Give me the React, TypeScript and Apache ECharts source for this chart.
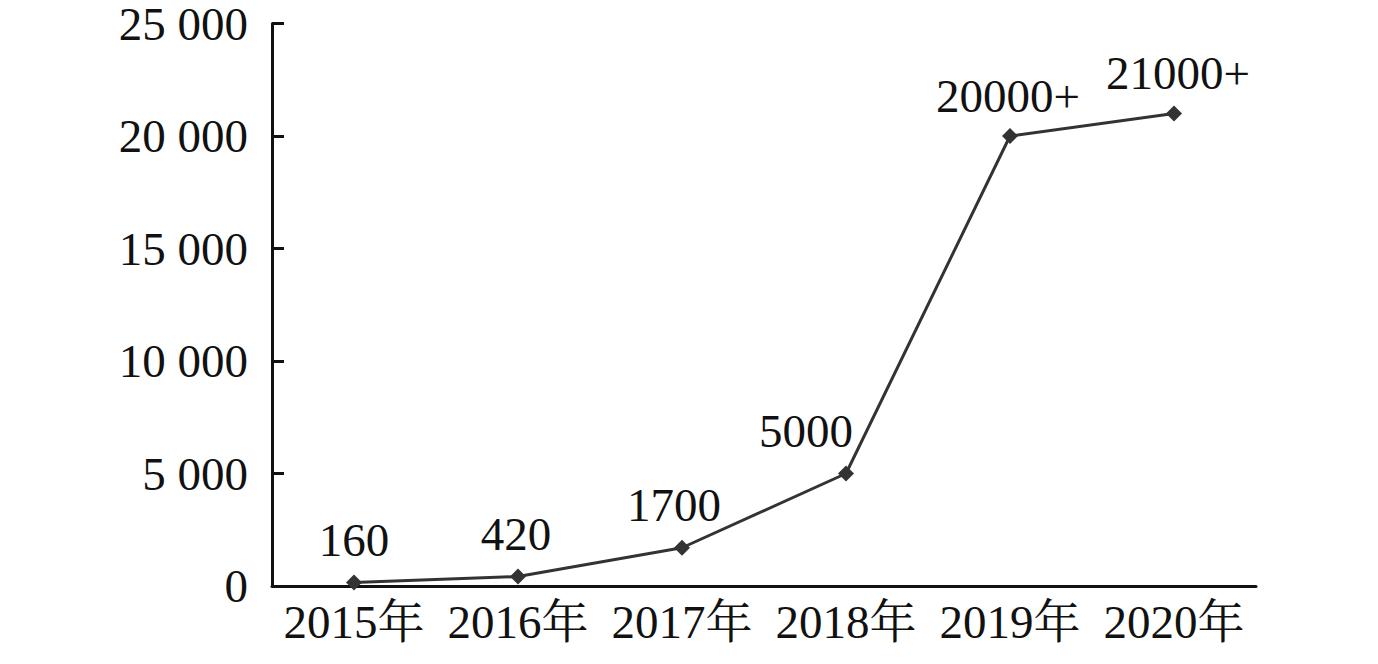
import React, { useEffect, useRef } from "react";
import * as echarts from "echarts";

const categories = ["2015年", "2016年", "2017年", "2018年", "2019年", "2020年"];
const values = [160, 420, 1700, 5000, 20000, 21000];
const pointLabels = ["160", "420", "1700", "5000", "20000+", "21000+"];
const labelOffsets = [[0, 0], [-2, 0], [-8, 0], [-40, 0], [-2, 2], [4, 2]];
const yTicks = [0, 5000, 10000, 15000, 20000, 25000];

const FONT = "'Liberation Serif', 'Noto Serif CJK SC', 'Noto Sans CJK SC', serif";

export default function App() {
  const ref = useRef<HTMLDivElement>(null);
  useEffect(() => {
    if (!ref.current) return;
    const chart = echarts.init(ref.current, null, { renderer: "svg" });
    chart.setOption({
      animation: false,
      backgroundColor: "#ffffff",
      grid: { left: 272, right: 122, top: 23, bottom: 78, containLabel: false },
      xAxis: {
        type: "category",
        data: categories,
        boundaryGap: true,
        axisLine: { lineStyle: { color: "#111", width: 3 } },
        axisTick: { inside: true, length: 12, lineStyle: { color: "#111", width: 2 } },
        axisLabel: { interval: 0, color: "#111", fontSize: 47, fontFamily: FONT, margin: 12 },
      },
      yAxis: {
        type: "value",
        min: yTicks[0],
        max: yTicks[yTicks.length - 1],
        interval: 5000,
        axisLine: { show: true, lineStyle: { color: "#111", width: 3 } },
        axisTick: { show: true, inside: true, length: 12, lineStyle: { color: "#111", width: 3 } },
        splitLine: { show: false },
        axisLabel: {
          color: "#111",
          fontSize: 47,
          lineHeight: 40,
          fontFamily: FONT,
          margin: 24,
          formatter: (v: number) => {
            if (v < 1000) return String(v);
            const th = Math.floor(v / 1000);
            const rest = String(v % 1000).padStart(3, "0");
            return th + " " + rest;
          },
        },
      },
      series: [
        {
          type: "line",
          data: values.map((v, i) => ({
            value: v,
            label: {
              show: true,
              position: "top",
              distance: 11,
              offset: labelOffsets[i],
              formatter: pointLabels[i],
              color: "#111",
              fontSize: 47,
              fontFamily: FONT,
            },
          })),
          symbol: "diamond",
          symbolSize: 16,
          lineStyle: { color: "#333", width: 3 },
          itemStyle: { color: "#333" },
        },
      ],
    });
    return () => chart.dispose();
  }, []);
  return (
    <div
      ref={ref}
      style={{ position: "fixed", left: 0, top: 0, width: 1378, height: 664, background: "#fff" }}
    />
  );
}
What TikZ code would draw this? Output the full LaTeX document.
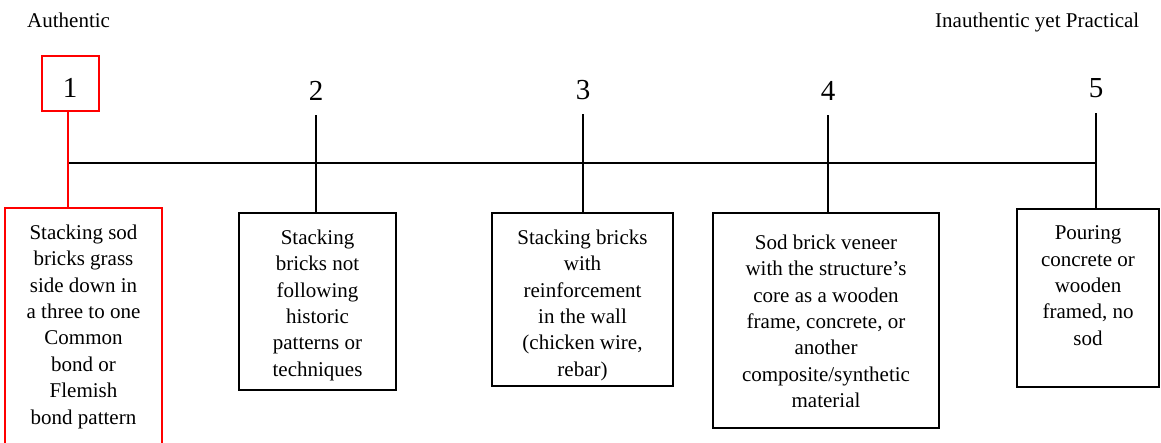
\documentclass[tikz,border=0pt]{standalone}
\usepackage{fontspec}
\setmainfont{Liberation Serif}
\definecolor{pure red}{RGB}{255,0,0}
\begin{document}
\begin{tikzpicture}[x=1pt,y=-1pt,
  conn/.style={line width=2pt},
  redconn/.style={line width=2pt,draw=pure red},
  stagebox/.style={draw,line width=2pt,rectangle,inner sep=0pt},
  redbox/.style={stagebox,draw=pure red},
  bodytext/.style={anchor=north,align=center,inner sep=0pt,font=\fontsize{21}{26.4}\selectfont},
  numtext/.style={anchor=base,inner sep=0pt,font=\fontsize{29}{34}\selectfont},
  headtext/.style={anchor=base,inner sep=0pt,font=\fontsize{21}{25}\selectfont}]
\useasboundingbox (0,0) rectangle (1161,442);
\clip (0,0) rectangle (1161,442);

% header labels
\node[headtext,anchor=base west] (auth) at (27,27) {Authentic};
\node[headtext,anchor=base west] (inauth) at (935,27) {Inauthentic yet Practical};

% number box 1
\node[redbox,minimum width=57pt,minimum height=55pt] (n1box) at (70.3,83.5) {};
\node[numtext] (n1) at (70,97) {1};
\node[numtext] (n2) at (316,100) {2};
\node[numtext] (n3) at (583,99) {3};
\node[numtext] (n4) at (828,100) {4};
\node[numtext] (n5) at (1096,97) {5};

% junctions on timeline
\coordinate (j1) at (68,163);
\coordinate (j2) at (316,163);
\coordinate (j3) at (583,163);
\coordinate (j4) at (828,163);
\coordinate (j5) at (1096,163);
\coordinate (t2) at (316,115);
\coordinate (t3) at (583,114);
\coordinate (t4) at (828,115);
\coordinate (t5) at (1096,113);

% boxes
\node[redbox,minimum width=157pt,minimum height=260pt] (b1) at (83.5,338) {};
\node[stagebox,minimum width=157pt,minimum height=177pt] (b2) at (317.5,301.5) {};
\node[stagebox,minimum width=181pt,minimum height=173pt] (b3) at (582.5,299.5) {};
\node[stagebox,minimum width=226pt,minimum height=215pt] (b4) at (826,320.5) {};
\node[stagebox,minimum width=142pt,minimum height=178pt] (b5) at (1088,298) {};

% texts
\node[bodytext] (x1) at (83.5,224.5) {Stacking sod\\bricks grass\\side down in\\a three to one\\Common\\bond or\\Flemish\\bond pattern};
\node[bodytext] (x2) at (317.5,229.5) {Stacking\\bricks not\\following\\historic\\patterns or\\techniques};
\node[bodytext] (x3) at (582.5,229.5) {Stacking bricks\\with\\reinforcement\\in the wall\\(chicken wire,\\rebar)};
\node[bodytext] (x4) at (826,234.5) {Sod brick veneer\\with the structure’s\\core as a wooden\\frame, concrete, or\\another\\composite/synthetic\\material};
\node[bodytext] (x5) at (1088,225.5) {Pouring\\concrete or\\wooden\\framed, no\\sod};

% connectors
\draw[conn] (j1) -- (j5);
\draw[conn] (t2) -- (t2 |- b2.north);
\draw[conn] (t3) -- (t3 |- b3.north);
\draw[conn] (t4) -- (t4 |- b4.north);
\draw[conn] (t5) -- (t5 |- b5.north);
\draw[redconn] (n1box.south -| j1) -- (j1 |- b1.north);
\end{tikzpicture}
\end{document}
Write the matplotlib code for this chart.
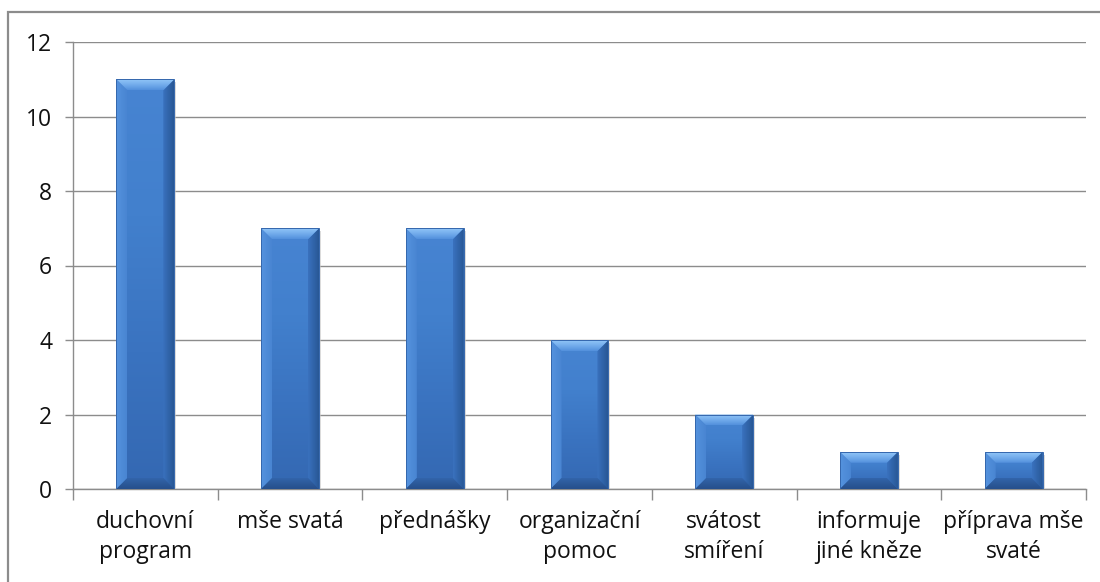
import matplotlib
matplotlib.use("Agg")
import matplotlib.pyplot as plt
import numpy as np
from matplotlib.patches import Polygon, Rectangle
from matplotlib.colors import LinearSegmentedColormap

categories = ["duchovní\nprogram", "mše svatá", "přednášky", "organizační\npomoc",
              "svátost\nsmíření", "informuje\njiné kněze", "příprava mše\nsvaté"]
values = [11, 7, 7, 4, 2, 1, 1]
yticks = [0, 2, 4, 6, 8, 10, 12]

plt.rcParams['font.family'] = ['Open Sans', 'DejaVu Sans']

W, H = 1100, 582
fig = plt.figure(figsize=(W / 100, H / 100), dpi=100)
fig.patch.set_facecolor('white')

# outer frame (only left and top visible in reference)
fig.add_artist(Rectangle((8 / W, -0.1), 1.2, 1 - 12 / H + 0.1, transform=fig.transFigure,
                         fill=False, edgecolor='#8c8c8c', linewidth=1.6))

ax = fig.add_axes([73 / W, 1 - 489 / H, (1086 - 73) / W, (489 - 42) / H])
x = np.arange(len(values))
ax.set_xlim(-0.5, len(values) - 0.5)
ax.set_ylim(0, 12)

for s in ['top', 'right']:
    ax.spines[s].set_visible(False)
for s in ['left', 'bottom']:
    ax.spines[s].set_color('#8c8c8c')
    ax.spines[s].set_linewidth(1.0)

ax.set_yticks(yticks)
ax.set_yticklabels([str(v) for v in yticks])
ax.yaxis.grid(True, color='#8c8c8c', linewidth=1.0)
ax.set_axisbelow(True)
ax.tick_params(axis='y', length=6, width=1, color='#8c8c8c', pad=9, labelsize=16.5, labelcolor='#111111')

ax.set_xticks(x)
ax.set_xticklabels(categories, linespacing=1.32)
ax.tick_params(axis='x', which='major', length=0, pad=15, labelsize=16.5, labelcolor='#111111')
ax.set_xticks(np.arange(-0.5, len(values) + 0.5, 1.0), minor=True)
ax.tick_params(axis='x', which='minor', length=8, width=1, color='#8c8c8c')

bars = ax.bar(x, values, width=0.4, color='#3f78c6', edgecolor='none', zorder=3)

fig.canvas.draw()
p0 = ax.transData.inverted().transform((0, 0))
p1 = ax.transData.inverted().transform((1, 1))
dx = p1[0] - p0[0]
dy = p1[1] - p0[1]
bev = 11

body_cmap = LinearSegmentedColormap.from_list('body', ['#3468b2', '#3a73c0', '#4280cd', '#4784d2'])
top_cmap = LinearSegmentedColormap.from_list('top', ['#5290dc', '#74adec', '#92c6f8'])
bot_cmap = LinearSegmentedColormap.from_list('bot', ['#264f8c', '#2c5a99', '#3264ab'])
left_cmap = LinearSegmentedColormap.from_list('left', ['#5593de', '#4985d2'])
right_cmap = LinearSegmentedColormap.from_list('right', ['#3a72bf', '#285795'])
vgrad = np.linspace(0, 1, 256).reshape(-1, 1)
hgrad = np.linspace(0, 1, 256).reshape(1, -1)


def grad_poly(pts, cmap, g, ext, z):
    poly = Polygon(pts, closed=True, facecolor='none', edgecolor='none')
    ax.add_patch(poly)
    im = ax.imshow(g, cmap=cmap, aspect='auto', origin='lower', extent=ext, zorder=z,
                   interpolation='bilinear')
    im.set_clip_path(poly)


for b in bars:
    bx, by = b.get_x(), b.get_y()
    bw, bh = b.get_width(), b.get_height()
    x0, x1, y0, y1 = bx, bx + bw, by, by + bh
    ex = bev * dx
    ey = min(bev * dy, bh / 2.5)
    b.set_facecolor('none')
    # body
    grad_poly([(x0, y0), (x1, y0), (x1, y1), (x0, y1)], body_cmap, vgrad, [x0, x1, y0, y1], 3.1)
    # left bevel
    grad_poly([(x0, y1), (x0 + ex, y1 - ey), (x0 + ex, y0 + ey), (x0, y0)],
              left_cmap, hgrad, [x0, x0 + ex, y0, y1], 3.2)
    # right bevel
    grad_poly([(x1, y1), (x1 - ex, y1 - ey), (x1 - ex, y0 + ey), (x1, y0)],
              right_cmap, hgrad, [x1 - ex, x1, y0, y1], 3.2)
    # top bevel
    grad_poly([(x0, y1), (x1, y1), (x1 - ex, y1 - ey), (x0 + ex, y1 - ey)],
              top_cmap, vgrad, [x0, x1, y1 - ey, y1], 3.3)
    # bottom bevel
    grad_poly([(x0, y0), (x1, y0), (x1 - ex, y0 + ey), (x0 + ex, y0 + ey)],
              bot_cmap, vgrad, [x0, x1, y0, y0 + ey], 3.3)
    # thin edge
    ax.add_patch(Rectangle((x0, y0), bw, bh, fill=False, edgecolor='#3567ad', linewidth=0.7, zorder=3.4))
    # soft shadow on the right
    ax.add_patch(Rectangle((x1, y0), 2 * dx, bh - 3 * dy, facecolor='#c4c4c4', edgecolor='none',
                           zorder=2.9, alpha=0.6))

fig.savefig('out.png', dpi=100, facecolor='white')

# EXERCISE TASK:
Pull out only the lines from the one with "Write the matplotlib code for this chart." up to and including the one with "fig.patch.set_facecolor('white')", and drop any pictures along the way.

# TASK RESPONSE:
Write the matplotlib code for this chart.
import matplotlib
matplotlib.use("Agg")
import matplotlib.pyplot as plt
import numpy as np
from matplotlib.patches import Polygon, Rectangle
from matplotlib.colors import LinearSegmentedColormap

categories = ["duchovní\nprogram", "mše svatá", "přednášky", "organizační\npomoc",
              "svátost\nsmíření", "informuje\njiné kněze", "příprava mše\nsvaté"]
values = [11, 7, 7, 4, 2, 1, 1]
yticks = [0, 2, 4, 6, 8, 10, 12]

plt.rcParams['font.family'] = ['Open Sans', 'DejaVu Sans']

W, H = 1100, 582
fig = plt.figure(figsize=(W / 100, H / 100), dpi=100)
fig.patch.set_facecolor('white')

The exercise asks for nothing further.